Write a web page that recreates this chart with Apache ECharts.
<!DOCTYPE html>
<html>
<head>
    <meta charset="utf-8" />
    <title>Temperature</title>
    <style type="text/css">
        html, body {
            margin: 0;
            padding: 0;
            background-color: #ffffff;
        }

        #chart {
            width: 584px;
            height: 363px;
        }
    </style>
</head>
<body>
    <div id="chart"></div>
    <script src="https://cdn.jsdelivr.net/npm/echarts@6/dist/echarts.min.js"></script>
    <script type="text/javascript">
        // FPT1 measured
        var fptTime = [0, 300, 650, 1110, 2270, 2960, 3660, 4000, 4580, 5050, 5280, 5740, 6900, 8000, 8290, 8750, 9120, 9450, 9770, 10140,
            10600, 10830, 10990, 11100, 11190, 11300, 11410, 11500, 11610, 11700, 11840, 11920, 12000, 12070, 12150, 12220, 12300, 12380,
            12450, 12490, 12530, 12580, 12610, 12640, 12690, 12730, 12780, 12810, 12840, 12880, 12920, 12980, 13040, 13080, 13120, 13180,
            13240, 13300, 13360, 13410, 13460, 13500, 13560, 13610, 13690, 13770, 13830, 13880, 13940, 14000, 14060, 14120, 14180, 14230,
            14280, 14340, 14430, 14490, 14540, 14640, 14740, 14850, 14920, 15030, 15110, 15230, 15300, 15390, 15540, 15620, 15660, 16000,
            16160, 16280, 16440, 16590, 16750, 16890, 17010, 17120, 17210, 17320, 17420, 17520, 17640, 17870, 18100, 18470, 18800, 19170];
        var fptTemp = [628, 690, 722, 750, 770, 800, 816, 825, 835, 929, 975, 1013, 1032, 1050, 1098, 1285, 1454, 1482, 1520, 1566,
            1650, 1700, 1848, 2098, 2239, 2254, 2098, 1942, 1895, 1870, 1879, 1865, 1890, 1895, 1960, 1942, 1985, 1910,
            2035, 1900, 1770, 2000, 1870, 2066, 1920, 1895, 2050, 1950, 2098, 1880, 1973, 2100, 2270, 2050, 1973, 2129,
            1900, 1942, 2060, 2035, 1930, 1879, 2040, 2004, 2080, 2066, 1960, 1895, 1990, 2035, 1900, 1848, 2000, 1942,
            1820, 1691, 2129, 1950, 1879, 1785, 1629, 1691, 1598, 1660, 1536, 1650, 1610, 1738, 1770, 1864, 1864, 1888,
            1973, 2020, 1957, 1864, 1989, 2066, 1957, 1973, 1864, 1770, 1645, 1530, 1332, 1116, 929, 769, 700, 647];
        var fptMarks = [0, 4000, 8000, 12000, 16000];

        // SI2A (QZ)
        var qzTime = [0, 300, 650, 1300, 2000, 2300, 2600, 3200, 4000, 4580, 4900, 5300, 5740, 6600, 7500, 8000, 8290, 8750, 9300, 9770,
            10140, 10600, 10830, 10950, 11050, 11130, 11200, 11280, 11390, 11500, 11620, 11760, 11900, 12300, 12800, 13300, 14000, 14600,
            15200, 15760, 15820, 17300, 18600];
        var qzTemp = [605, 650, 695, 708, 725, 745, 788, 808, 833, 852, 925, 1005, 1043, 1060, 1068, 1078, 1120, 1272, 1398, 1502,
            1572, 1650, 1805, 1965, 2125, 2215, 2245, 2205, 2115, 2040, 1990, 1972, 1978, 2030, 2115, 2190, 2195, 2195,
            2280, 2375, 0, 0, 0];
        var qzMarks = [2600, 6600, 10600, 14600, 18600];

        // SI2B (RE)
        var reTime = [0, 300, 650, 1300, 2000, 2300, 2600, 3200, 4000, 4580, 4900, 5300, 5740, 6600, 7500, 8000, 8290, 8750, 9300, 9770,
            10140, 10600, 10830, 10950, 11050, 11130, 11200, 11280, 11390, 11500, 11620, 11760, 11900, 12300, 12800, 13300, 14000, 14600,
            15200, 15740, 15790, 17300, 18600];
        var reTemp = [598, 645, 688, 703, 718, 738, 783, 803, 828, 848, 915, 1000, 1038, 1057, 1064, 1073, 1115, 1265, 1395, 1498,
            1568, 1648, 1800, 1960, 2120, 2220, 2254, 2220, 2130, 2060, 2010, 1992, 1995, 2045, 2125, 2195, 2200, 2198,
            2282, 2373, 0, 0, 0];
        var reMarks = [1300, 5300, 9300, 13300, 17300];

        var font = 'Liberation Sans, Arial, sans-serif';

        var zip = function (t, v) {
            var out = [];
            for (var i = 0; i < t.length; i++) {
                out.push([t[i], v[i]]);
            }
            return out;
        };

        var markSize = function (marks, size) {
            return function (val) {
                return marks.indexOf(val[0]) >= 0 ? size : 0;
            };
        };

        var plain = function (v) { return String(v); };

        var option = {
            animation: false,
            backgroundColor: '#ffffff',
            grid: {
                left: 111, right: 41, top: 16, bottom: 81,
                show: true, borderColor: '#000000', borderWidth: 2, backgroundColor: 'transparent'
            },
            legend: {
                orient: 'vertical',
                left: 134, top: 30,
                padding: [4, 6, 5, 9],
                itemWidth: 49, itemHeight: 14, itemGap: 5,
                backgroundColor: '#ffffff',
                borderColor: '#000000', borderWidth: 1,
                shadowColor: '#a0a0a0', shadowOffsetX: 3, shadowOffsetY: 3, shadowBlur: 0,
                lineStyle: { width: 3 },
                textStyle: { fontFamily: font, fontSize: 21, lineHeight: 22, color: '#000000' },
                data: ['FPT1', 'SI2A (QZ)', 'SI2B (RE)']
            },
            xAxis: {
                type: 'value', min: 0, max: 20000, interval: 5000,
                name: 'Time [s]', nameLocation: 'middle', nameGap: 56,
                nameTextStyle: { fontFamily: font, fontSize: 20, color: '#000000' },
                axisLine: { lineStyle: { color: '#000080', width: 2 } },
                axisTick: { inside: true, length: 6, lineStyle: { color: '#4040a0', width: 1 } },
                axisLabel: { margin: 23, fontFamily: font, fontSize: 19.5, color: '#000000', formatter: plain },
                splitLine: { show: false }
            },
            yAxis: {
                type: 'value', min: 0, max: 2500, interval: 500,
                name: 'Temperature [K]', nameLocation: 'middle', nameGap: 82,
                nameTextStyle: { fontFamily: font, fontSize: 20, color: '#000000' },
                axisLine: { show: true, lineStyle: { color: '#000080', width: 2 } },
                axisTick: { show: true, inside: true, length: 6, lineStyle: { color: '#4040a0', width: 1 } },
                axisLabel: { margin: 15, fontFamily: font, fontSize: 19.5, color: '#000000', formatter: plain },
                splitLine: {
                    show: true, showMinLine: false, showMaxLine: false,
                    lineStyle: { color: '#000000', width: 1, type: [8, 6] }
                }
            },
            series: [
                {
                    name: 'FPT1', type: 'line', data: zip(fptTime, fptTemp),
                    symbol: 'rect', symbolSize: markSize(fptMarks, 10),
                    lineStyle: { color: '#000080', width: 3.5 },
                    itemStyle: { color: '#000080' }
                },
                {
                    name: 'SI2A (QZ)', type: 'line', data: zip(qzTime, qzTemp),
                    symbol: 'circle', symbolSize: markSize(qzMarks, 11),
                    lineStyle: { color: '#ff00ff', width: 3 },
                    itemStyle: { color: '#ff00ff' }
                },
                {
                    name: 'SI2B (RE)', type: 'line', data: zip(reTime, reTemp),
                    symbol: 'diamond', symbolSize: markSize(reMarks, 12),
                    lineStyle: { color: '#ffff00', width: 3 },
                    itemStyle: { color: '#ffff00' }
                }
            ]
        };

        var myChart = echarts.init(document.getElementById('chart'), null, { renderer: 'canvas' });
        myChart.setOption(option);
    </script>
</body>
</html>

- THE TASK:
Output the listing above without altering a single character.

- ANSWER TO THIS EXERCISE:
Write a web page that recreates this chart with Apache ECharts.
<!DOCTYPE html>
<html>
<head>
    <meta charset="utf-8" />
    <title>Temperature</title>
    <style type="text/css">
        html, body {
            margin: 0;
            padding: 0;
            background-color: #ffffff;
        }

        #chart {
            width: 584px;
            height: 363px;
        }
    </style>
</head>
<body>
    <div id="chart"></div>
    <script src="https://cdn.jsdelivr.net/npm/echarts@6/dist/echarts.min.js"></script>
    <script type="text/javascript">
        // FPT1 measured
        var fptTime = [0, 300, 650, 1110, 2270, 2960, 3660, 4000, 4580, 5050, 5280, 5740, 6900, 8000, 8290, 8750, 9120, 9450, 9770, 10140,
            10600, 10830, 10990, 11100, 11190, 11300, 11410, 11500, 11610, 11700, 11840, 11920, 12000, 12070, 12150, 12220, 12300, 12380,
            12450, 12490, 12530, 12580, 12610, 12640, 12690, 12730, 12780, 12810, 12840, 12880, 12920, 12980, 13040, 13080, 13120, 13180,
            13240, 13300, 13360, 13410, 13460, 13500, 13560, 13610, 13690, 13770, 13830, 13880, 13940, 14000, 14060, 14120, 14180, 14230,
            14280, 14340, 14430, 14490, 14540, 14640, 14740, 14850, 14920, 15030, 15110, 15230, 15300, 15390, 15540, 15620, 15660, 16000,
            16160, 16280, 16440, 16590, 16750, 16890, 17010, 17120, 17210, 17320, 17420, 17520, 17640, 17870, 18100, 18470, 18800, 19170];
        var fptTemp = [628, 690, 722, 750, 770, 800, 816, 825, 835, 929, 975, 1013, 1032, 1050, 1098, 1285, 1454, 1482, 1520, 1566,
            1650, 1700, 1848, 2098, 2239, 2254, 2098, 1942, 1895, 1870, 1879, 1865, 1890, 1895, 1960, 1942, 1985, 1910,
            2035, 1900, 1770, 2000, 1870, 2066, 1920, 1895, 2050, 1950, 2098, 1880, 1973, 2100, 2270, 2050, 1973, 2129,
            1900, 1942, 2060, 2035, 1930, 1879, 2040, 2004, 2080, 2066, 1960, 1895, 1990, 2035, 1900, 1848, 2000, 1942,
            1820, 1691, 2129, 1950, 1879, 1785, 1629, 1691, 1598, 1660, 1536, 1650, 1610, 1738, 1770, 1864, 1864, 1888,
            1973, 2020, 1957, 1864, 1989, 2066, 1957, 1973, 1864, 1770, 1645, 1530, 1332, 1116, 929, 769, 700, 647];
        var fptMarks = [0, 4000, 8000, 12000, 16000];

        // SI2A (QZ)
        var qzTime = [0, 300, 650, 1300, 2000, 2300, 2600, 3200, 4000, 4580, 4900, 5300, 5740, 6600, 7500, 8000, 8290, 8750, 9300, 9770,
            10140, 10600, 10830, 10950, 11050, 11130, 11200, 11280, 11390, 11500, 11620, 11760, 11900, 12300, 12800, 13300, 14000, 14600,
            15200, 15760, 15820, 17300, 18600];
        var qzTemp = [605, 650, 695, 708, 725, 745, 788, 808, 833, 852, 925, 1005, 1043, 1060, 1068, 1078, 1120, 1272, 1398, 1502,
            1572, 1650, 1805, 1965, 2125, 2215, 2245, 2205, 2115, 2040, 1990, 1972, 1978, 2030, 2115, 2190, 2195, 2195,
            2280, 2375, 0, 0, 0];
        var qzMarks = [2600, 6600, 10600, 14600, 18600];

        // SI2B (RE)
        var reTime = [0, 300, 650, 1300, 2000, 2300, 2600, 3200, 4000, 4580, 4900, 5300, 5740, 6600, 7500, 8000, 8290, 8750, 9300, 9770,
            10140, 10600, 10830, 10950, 11050, 11130, 11200, 11280, 11390, 11500, 11620, 11760, 11900, 12300, 12800, 13300, 14000, 14600,
            15200, 15740, 15790, 17300, 18600];
        var reTemp = [598, 645, 688, 703, 718, 738, 783, 803, 828, 848, 915, 1000, 1038, 1057, 1064, 1073, 1115, 1265, 1395, 1498,
            1568, 1648, 1800, 1960, 2120, 2220, 2254, 2220, 2130, 2060, 2010, 1992, 1995, 2045, 2125, 2195, 2200, 2198,
            2282, 2373, 0, 0, 0];
        var reMarks = [1300, 5300, 9300, 13300, 17300];

        var font = 'Liberation Sans, Arial, sans-serif';

        var zip = function (t, v) {
            var out = [];
            for (var i = 0; i < t.length; i++) {
                out.push([t[i], v[i]]);
            }
            return out;
        };

        var markSize = function (marks, size) {
            return function (val) {
                return marks.indexOf(val[0]) >= 0 ? size : 0;
            };
        };

        var plain = function (v) { return String(v); };

        var option = {
            animation: false,
            backgroundColor: '#ffffff',
            grid: {
                left: 111, right: 41, top: 16, bottom: 81,
                show: true, borderColor: '#000000', borderWidth: 2, backgroundColor: 'transparent'
            },
            legend: {
                orient: 'vertical',
                left: 134, top: 30,
                padding: [4, 6, 5, 9],
                itemWidth: 49, itemHeight: 14, itemGap: 5,
                backgroundColor: '#ffffff',
                borderColor: '#000000', borderWidth: 1,
                shadowColor: '#a0a0a0', shadowOffsetX: 3, shadowOffsetY: 3, shadowBlur: 0,
                lineStyle: { width: 3 },
                textStyle: { fontFamily: font, fontSize: 21, lineHeight: 22, color: '#000000' },
                data: ['FPT1', 'SI2A (QZ)', 'SI2B (RE)']
            },
            xAxis: {
                type: 'value', min: 0, max: 20000, interval: 5000,
                name: 'Time [s]', nameLocation: 'middle', nameGap: 56,
                nameTextStyle: { fontFamily: font, fontSize: 20, color: '#000000' },
                axisLine: { lineStyle: { color: '#000080', width: 2 } },
                axisTick: { inside: true, length: 6, lineStyle: { color: '#4040a0', width: 1 } },
                axisLabel: { margin: 23, fontFamily: font, fontSize: 19.5, color: '#000000', formatter: plain },
                splitLine: { show: false }
            },
            yAxis: {
                type: 'value', min: 0, max: 2500, interval: 500,
                name: 'Temperature [K]', nameLocation: 'middle', nameGap: 82,
                nameTextStyle: { fontFamily: font, fontSize: 20, color: '#000000' },
                axisLine: { show: true, lineStyle: { color: '#000080', width: 2 } },
                axisTick: { show: true, inside: true, length: 6, lineStyle: { color: '#4040a0', width: 1 } },
                axisLabel: { margin: 15, fontFamily: font, fontSize: 19.5, color: '#000000', formatter: plain },
                splitLine: {
                    show: true, showMinLine: false, showMaxLine: false,
                    lineStyle: { color: '#000000', width: 1, type: [8, 6] }
                }
            },
            series: [
                {
                    name: 'FPT1', type: 'line', data: zip(fptTime, fptTemp),
                    symbol: 'rect', symbolSize: markSize(fptMarks, 10),
                    lineStyle: { color: '#000080', width: 3.5 },
                    itemStyle: { color: '#000080' }
                },
                {
                    name: 'SI2A (QZ)', type: 'line', data: zip(qzTime, qzTemp),
                    symbol: 'circle', symbolSize: markSize(qzMarks, 11),
                    lineStyle: { color: '#ff00ff', width: 3 },
                    itemStyle: { color: '#ff00ff' }
                },
                {
                    name: 'SI2B (RE)', type: 'line', data: zip(reTime, reTemp),
                    symbol: 'diamond', symbolSize: markSize(reMarks, 12),
                    lineStyle: { color: '#ffff00', width: 3 },
                    itemStyle: { color: '#ffff00' }
                }
            ]
        };

        var myChart = echarts.init(document.getElementById('chart'), null, { renderer: 'canvas' });
        myChart.setOption(option);
    </script>
</body>
</html>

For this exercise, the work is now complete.